Give again only the lines beginning with the one that contains "Recreate this image" and ending with the one that contains "600, interval: 100"; include both of those lines.

>> start Material

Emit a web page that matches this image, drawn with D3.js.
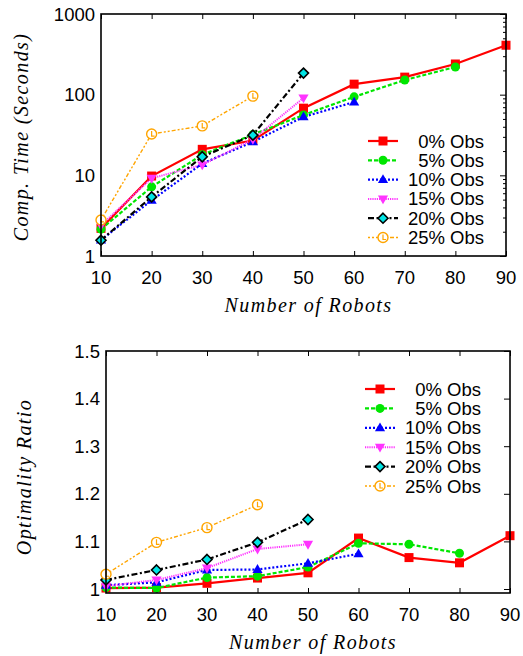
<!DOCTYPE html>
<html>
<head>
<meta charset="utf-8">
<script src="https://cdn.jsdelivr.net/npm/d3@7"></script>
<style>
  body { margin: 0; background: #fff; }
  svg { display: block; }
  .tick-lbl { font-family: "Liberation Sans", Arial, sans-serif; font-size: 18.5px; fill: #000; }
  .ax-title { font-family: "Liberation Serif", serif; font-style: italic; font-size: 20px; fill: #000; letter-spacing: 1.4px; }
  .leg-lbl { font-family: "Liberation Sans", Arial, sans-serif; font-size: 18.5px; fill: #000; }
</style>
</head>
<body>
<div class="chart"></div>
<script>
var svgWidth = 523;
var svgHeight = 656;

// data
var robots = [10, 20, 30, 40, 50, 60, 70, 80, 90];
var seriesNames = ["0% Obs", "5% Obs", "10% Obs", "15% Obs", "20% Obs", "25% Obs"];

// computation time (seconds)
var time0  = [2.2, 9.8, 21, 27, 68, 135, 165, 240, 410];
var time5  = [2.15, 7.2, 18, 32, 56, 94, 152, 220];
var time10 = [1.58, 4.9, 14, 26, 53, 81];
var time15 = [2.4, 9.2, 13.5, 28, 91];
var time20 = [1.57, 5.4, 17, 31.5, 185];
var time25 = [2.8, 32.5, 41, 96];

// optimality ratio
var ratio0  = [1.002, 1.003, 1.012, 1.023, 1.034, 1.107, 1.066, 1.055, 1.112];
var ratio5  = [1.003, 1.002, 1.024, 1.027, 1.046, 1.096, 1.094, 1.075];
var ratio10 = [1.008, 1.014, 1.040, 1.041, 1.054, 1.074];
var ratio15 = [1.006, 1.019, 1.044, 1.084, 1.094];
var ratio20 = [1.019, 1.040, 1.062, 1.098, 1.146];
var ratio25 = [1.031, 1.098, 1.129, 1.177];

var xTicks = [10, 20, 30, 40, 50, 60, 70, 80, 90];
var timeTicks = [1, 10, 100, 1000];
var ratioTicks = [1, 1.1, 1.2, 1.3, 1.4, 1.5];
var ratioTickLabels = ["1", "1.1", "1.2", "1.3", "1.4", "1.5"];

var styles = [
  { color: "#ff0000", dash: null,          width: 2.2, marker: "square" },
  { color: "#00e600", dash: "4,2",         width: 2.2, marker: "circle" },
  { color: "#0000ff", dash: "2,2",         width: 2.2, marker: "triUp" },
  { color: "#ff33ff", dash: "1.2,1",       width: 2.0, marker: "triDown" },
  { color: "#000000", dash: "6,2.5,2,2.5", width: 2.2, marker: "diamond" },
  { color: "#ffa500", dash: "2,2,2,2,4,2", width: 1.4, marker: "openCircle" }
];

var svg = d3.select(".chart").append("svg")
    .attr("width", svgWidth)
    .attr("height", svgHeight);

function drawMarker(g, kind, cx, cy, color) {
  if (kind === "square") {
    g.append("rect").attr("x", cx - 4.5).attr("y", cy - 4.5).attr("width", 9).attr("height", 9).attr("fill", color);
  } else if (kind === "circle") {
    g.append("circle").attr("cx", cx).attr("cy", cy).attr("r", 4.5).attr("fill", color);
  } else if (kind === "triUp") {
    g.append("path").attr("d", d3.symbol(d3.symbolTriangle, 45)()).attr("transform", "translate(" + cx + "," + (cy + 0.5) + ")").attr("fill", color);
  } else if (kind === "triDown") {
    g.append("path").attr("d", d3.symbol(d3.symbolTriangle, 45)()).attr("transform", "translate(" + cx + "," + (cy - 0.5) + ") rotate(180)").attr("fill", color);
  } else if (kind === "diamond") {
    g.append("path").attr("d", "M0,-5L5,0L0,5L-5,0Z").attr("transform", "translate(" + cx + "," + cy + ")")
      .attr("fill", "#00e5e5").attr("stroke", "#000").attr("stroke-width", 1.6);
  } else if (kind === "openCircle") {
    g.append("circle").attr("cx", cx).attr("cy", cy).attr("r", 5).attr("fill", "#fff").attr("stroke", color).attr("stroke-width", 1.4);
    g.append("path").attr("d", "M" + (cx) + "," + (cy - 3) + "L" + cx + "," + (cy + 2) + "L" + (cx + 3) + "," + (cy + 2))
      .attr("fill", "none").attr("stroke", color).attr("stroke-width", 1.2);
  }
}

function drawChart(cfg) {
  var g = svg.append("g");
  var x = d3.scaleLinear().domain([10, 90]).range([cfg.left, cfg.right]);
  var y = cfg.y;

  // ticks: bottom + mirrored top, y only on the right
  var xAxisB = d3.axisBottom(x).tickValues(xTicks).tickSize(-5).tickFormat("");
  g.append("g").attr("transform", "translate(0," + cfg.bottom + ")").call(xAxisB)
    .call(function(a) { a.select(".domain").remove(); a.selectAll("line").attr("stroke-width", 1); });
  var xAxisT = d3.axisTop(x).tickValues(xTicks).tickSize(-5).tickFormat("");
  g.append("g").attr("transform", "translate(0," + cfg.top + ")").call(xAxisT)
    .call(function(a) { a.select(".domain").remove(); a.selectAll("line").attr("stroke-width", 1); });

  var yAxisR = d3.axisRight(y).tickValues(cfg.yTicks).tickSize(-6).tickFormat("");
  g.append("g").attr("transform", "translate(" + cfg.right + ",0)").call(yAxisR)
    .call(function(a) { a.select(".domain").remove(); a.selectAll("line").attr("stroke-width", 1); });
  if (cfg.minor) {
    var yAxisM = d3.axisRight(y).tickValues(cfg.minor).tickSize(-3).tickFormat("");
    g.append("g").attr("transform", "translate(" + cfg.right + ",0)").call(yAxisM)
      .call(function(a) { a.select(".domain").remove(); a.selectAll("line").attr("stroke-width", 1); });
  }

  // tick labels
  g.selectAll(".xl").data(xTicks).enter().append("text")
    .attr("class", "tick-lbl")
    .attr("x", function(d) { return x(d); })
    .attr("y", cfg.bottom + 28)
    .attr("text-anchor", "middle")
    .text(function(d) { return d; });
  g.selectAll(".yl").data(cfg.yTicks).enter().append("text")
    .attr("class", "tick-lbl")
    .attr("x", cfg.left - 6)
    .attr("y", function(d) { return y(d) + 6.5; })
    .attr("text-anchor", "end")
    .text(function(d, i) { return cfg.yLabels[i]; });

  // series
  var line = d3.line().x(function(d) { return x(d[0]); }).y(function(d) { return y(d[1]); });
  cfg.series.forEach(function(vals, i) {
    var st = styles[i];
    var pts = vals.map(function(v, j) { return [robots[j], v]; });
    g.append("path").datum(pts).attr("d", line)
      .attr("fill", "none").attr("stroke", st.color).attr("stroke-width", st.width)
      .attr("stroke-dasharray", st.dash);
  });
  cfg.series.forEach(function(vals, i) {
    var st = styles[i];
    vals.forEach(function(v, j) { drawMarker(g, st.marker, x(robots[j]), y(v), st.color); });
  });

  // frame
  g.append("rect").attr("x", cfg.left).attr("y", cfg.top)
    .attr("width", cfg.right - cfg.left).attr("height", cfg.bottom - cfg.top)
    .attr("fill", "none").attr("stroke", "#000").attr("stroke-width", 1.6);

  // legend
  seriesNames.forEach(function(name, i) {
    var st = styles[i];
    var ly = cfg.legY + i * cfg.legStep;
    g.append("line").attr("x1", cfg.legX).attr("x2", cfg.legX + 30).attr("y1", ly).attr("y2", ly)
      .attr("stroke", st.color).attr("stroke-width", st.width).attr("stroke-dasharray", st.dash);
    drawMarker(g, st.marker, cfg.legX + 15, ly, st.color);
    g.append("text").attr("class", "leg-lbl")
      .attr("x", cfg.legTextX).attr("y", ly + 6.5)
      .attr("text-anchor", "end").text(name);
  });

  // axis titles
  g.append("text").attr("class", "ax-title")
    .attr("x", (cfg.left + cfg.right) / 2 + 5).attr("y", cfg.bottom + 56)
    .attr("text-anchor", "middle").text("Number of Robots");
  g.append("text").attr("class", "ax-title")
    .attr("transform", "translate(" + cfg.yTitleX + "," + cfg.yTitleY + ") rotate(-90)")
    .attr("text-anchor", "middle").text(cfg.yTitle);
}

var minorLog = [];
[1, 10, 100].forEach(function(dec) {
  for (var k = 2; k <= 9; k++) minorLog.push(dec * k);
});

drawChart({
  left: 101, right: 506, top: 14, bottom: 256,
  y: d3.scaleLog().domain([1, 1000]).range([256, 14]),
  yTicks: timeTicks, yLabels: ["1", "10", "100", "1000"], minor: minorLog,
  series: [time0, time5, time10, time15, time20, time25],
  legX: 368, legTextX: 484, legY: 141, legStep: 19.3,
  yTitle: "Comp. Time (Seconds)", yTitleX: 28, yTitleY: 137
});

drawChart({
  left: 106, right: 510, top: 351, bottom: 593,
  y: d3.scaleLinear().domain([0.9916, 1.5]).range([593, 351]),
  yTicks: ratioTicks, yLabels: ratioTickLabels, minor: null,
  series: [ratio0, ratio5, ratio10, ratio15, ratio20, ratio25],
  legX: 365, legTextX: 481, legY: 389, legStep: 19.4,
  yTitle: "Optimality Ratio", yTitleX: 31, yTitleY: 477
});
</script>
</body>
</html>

>> end Material
>> start Material

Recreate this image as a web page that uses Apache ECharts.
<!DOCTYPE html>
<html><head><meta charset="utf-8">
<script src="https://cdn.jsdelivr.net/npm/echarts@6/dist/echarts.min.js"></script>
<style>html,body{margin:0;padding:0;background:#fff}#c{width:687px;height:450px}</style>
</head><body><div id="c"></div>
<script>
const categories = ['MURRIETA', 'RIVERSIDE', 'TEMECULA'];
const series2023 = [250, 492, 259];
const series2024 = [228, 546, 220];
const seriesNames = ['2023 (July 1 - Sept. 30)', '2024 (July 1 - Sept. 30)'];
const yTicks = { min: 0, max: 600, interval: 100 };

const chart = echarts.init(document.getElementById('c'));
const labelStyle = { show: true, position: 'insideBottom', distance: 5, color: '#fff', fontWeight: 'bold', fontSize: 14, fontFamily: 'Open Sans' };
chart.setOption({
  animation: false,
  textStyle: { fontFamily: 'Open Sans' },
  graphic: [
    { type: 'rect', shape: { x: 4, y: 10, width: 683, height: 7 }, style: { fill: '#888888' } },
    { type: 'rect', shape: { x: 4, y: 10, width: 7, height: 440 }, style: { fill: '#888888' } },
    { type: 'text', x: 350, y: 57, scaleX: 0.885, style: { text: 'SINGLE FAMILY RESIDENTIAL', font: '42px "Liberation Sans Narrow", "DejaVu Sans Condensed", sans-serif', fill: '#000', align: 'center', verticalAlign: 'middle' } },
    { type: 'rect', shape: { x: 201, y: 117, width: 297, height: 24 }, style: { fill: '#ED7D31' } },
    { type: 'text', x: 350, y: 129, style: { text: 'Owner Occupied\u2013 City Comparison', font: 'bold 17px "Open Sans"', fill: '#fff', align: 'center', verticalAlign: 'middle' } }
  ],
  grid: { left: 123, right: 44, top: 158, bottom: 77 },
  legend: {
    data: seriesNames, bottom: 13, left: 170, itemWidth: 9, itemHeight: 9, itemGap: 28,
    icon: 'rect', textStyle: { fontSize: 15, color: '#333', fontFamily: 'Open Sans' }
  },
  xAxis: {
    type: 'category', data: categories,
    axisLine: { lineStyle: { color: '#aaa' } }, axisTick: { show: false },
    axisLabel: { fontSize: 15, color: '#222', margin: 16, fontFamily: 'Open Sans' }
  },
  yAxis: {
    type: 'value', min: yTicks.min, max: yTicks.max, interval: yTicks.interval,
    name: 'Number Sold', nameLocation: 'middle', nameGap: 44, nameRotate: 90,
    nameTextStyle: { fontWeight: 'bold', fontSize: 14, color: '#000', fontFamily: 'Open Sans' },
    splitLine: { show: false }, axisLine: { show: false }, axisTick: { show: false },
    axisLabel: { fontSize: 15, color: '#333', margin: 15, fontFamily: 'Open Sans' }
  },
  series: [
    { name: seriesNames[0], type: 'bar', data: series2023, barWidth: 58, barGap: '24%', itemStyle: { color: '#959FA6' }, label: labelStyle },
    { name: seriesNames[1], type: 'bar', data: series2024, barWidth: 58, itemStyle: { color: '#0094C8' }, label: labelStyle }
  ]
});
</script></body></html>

>> end Material
>> start Material

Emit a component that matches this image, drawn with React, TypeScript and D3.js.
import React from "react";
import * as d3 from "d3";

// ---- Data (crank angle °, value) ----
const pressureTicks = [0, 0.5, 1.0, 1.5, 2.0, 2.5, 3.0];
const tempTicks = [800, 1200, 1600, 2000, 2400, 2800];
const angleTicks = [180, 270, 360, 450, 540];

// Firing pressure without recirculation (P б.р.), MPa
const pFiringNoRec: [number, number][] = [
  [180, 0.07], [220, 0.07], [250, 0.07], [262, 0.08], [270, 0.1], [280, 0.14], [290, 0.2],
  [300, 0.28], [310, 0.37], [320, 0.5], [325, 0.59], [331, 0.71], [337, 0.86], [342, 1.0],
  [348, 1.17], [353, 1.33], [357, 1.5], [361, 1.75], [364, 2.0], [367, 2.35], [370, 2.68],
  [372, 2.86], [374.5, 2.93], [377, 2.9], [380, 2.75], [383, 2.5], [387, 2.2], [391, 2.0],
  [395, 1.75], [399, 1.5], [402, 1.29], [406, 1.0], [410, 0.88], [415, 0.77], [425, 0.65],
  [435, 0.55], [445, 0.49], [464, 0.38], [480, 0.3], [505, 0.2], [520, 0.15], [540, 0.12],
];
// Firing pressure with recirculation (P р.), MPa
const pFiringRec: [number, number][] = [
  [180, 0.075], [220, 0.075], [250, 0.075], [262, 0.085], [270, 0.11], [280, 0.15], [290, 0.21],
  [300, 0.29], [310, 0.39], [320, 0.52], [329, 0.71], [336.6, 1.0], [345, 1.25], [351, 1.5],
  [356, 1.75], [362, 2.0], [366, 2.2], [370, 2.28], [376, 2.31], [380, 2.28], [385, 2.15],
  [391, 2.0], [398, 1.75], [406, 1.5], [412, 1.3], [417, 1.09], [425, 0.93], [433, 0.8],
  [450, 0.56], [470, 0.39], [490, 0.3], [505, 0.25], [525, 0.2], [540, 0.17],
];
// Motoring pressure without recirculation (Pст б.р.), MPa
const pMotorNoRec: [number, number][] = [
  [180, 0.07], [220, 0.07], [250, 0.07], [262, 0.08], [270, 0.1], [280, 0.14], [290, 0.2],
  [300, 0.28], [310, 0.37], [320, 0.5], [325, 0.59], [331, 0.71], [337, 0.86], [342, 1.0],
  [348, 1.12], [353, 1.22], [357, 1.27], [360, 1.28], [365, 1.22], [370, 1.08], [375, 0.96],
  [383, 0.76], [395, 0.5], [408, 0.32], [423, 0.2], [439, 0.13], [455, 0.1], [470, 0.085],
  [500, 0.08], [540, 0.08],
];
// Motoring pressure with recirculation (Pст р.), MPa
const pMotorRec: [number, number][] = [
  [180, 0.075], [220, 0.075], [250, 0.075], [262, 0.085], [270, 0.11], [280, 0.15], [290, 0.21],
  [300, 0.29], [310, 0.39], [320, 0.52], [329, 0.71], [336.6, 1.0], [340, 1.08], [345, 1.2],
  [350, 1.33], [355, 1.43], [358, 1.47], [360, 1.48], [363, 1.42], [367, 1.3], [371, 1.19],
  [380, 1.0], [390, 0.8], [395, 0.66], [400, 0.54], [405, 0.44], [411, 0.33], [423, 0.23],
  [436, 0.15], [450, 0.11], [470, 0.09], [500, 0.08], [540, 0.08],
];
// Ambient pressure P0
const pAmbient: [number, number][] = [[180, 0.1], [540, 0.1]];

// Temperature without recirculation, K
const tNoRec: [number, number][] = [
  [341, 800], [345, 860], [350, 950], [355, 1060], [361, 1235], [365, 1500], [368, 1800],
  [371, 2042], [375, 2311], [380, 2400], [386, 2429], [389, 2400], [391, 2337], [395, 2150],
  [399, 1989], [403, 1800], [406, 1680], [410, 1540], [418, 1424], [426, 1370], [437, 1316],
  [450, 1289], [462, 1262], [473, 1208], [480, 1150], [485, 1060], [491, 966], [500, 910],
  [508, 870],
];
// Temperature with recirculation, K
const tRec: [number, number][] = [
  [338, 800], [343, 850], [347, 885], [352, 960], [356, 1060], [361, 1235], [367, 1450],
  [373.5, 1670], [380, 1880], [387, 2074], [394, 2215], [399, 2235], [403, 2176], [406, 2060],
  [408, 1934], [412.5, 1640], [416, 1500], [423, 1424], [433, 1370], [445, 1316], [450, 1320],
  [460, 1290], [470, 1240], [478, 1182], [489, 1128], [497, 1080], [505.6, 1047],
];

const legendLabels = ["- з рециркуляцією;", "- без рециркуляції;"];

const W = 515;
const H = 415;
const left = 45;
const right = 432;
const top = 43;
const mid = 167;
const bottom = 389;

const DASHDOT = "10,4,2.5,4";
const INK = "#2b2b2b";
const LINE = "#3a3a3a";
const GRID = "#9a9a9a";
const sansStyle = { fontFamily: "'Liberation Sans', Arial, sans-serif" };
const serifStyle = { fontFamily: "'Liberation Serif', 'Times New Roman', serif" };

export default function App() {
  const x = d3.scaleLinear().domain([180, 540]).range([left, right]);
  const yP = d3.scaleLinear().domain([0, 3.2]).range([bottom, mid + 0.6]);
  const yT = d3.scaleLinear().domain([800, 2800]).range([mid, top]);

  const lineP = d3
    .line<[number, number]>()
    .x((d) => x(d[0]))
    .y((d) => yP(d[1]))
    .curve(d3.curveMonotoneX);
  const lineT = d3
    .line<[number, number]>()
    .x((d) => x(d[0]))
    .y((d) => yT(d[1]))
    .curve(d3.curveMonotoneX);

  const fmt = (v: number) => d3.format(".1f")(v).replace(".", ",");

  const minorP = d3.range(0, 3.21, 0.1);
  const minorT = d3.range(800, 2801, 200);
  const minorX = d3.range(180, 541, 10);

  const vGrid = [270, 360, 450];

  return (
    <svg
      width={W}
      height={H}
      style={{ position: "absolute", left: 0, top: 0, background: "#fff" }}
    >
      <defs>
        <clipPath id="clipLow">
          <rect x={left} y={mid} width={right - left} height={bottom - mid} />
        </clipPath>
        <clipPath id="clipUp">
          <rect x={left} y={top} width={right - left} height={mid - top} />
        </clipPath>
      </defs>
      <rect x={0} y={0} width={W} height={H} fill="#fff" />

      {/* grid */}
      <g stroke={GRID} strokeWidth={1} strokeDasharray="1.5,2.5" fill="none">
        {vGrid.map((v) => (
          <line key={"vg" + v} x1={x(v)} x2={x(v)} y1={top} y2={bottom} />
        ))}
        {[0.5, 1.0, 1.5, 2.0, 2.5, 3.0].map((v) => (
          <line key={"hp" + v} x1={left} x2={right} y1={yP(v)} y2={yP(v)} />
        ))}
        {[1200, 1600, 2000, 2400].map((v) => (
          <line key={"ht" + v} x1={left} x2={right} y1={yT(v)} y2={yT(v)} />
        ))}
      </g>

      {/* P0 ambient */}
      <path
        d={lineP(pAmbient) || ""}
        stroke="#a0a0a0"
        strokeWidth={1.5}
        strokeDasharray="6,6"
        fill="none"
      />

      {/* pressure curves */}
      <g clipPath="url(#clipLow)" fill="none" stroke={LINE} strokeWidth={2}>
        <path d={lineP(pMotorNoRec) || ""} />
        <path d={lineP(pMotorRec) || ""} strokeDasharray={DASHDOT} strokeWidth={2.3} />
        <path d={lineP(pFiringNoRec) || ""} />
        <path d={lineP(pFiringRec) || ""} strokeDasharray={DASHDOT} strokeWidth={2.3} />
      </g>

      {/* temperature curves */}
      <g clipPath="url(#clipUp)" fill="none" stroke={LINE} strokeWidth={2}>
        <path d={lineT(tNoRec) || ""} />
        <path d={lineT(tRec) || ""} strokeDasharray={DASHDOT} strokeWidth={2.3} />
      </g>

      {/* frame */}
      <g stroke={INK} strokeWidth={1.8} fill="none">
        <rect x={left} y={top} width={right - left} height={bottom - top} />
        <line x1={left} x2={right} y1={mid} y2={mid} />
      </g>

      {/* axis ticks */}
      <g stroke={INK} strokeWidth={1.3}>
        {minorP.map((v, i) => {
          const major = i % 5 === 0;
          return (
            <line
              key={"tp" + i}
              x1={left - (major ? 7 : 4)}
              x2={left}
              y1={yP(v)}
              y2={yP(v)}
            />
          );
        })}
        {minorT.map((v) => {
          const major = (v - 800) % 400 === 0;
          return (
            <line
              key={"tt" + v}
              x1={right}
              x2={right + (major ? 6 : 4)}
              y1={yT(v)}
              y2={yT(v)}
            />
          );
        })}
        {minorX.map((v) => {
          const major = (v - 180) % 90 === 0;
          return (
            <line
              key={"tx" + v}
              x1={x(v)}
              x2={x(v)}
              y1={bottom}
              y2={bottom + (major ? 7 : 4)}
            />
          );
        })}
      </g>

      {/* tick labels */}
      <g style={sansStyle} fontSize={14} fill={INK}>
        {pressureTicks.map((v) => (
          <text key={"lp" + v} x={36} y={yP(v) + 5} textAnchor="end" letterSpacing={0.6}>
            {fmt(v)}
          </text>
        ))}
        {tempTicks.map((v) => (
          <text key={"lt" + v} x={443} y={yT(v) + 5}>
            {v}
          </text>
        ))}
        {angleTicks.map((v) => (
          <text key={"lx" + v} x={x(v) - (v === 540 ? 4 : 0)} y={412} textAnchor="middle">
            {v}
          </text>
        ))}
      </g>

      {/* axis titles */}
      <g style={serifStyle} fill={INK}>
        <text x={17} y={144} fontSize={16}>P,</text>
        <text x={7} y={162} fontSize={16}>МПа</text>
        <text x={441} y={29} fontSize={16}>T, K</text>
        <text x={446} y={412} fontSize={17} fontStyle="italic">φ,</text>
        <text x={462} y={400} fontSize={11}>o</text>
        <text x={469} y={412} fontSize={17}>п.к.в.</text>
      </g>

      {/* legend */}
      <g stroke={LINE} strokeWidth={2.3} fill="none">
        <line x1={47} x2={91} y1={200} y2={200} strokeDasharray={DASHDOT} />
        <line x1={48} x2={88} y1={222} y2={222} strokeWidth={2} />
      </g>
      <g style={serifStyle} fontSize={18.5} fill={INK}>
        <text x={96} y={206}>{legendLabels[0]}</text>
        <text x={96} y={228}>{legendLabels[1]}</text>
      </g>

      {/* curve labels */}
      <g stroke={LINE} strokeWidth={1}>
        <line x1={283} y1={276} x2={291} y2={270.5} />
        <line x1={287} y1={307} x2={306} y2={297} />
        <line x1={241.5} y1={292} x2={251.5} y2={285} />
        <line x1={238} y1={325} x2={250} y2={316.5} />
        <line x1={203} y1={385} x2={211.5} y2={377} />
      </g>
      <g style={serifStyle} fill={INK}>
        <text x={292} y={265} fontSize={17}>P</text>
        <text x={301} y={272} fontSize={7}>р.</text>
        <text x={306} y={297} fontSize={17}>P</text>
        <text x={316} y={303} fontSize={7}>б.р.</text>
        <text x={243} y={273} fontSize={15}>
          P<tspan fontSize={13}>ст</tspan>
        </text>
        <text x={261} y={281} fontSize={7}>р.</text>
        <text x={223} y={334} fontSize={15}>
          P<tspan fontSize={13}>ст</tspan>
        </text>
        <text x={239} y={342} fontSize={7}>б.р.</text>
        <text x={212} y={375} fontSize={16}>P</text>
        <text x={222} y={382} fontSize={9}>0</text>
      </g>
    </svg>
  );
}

>> end Material

### Written reply:
Recreate this image as a web page that uses Apache ECharts.
<!DOCTYPE html>
<html><head><meta charset="utf-8">
<script src="https://cdn.jsdelivr.net/npm/echarts@6/dist/echarts.min.js"></script>
<style>html,body{margin:0;padding:0;background:#fff}#c{width:687px;height:450px}</style>
</head><body><div id="c"></div>
<script>
const categories = ['MURRIETA', 'RIVERSIDE', 'TEMECULA'];
const series2023 = [250, 492, 259];
const series2024 = [228, 546, 220];
const seriesNames = ['2023 (July 1 - Sept. 30)', '2024 (July 1 - Sept. 30)'];
const yTicks = { min: 0, max: 600, interval: 100 };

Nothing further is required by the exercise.